Chair Gang Rou, 2012
“Every design task is an arduous but charming process for me”
Which of your designs are you most proud of? What is the story behind it?In Chair Gang Rou I have been trying to fill in the gap between the splendid heritage and contemporary Chinese design.
Chair Gang Rou is my attempt to reclaim the 4 characteristics, “simple, steady, concise, elegant”, which are the features that once belonged to the Chinese furniture design in Ming and Qing dynasties (1368-1912 A.D.). The achievement of the Ming-style furniture is not only a milestone but a starting point for me to initiate the design journey. In so doing, I am able to pass down and reposition the design concepts rooted in Chinese culture. Then, making innovations is possible.“Horseshoe armchair” has been regarded as a classic chair design worldwide. From a contemporary perspective, however, shortcomings such as non-ergonomic, oversize, and overweight make it fail to blend into the modern everyday life and end up being a decoration.

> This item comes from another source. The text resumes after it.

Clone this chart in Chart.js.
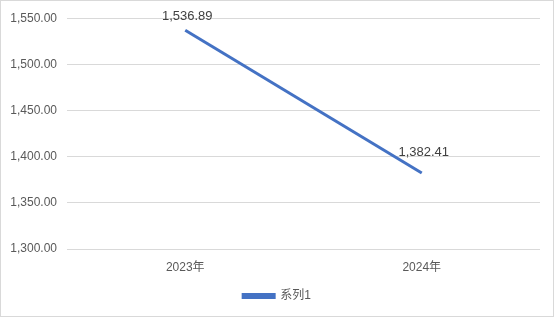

Although numerous chairs have drawn inspirations from it, few of them succeed in making new ground in comfort, function and aesthetics.
More than 60 years ago, the world-renowned Danish designer Hans Wegner created the classic Y Chair (a.k.a. Wishbone Chair), reviving the aesthetics of the Ming-style horseshoe armchair in the context of contemporary design. Mr. Wegner had made improvements for the chair according to his times and based on his own culture. Somehow I feel that, as Chinese, “we have to do it our ways.”Therefore, I start this project by choosing bamboo as material, which is of high ecological values and Chinese feel identified with.
I use its diverse characteristics and potential to make a Chinese version of improvements for the Ming-style horseshoe armchair. Chair Gang Rou is a brand new version significantly distinguished from its precedents, in that it totally fits into the modern interior, enormously enhanced the ergonomics, without the shortcomings above-mentioned.
What do you think is key to creating an innovative object?
Being sophisticated as well as staying naive. Being sophisticated is being able to incorporate one’s discipline, upbringing, goodwill, experience and wisdom (if there is any) into the design. Being naïve, meanwhile, allows you to think freely and to stay curious towards every exploration. With both, one is able to pinpoint the obstacle and to find a reasonable yet innovative solution.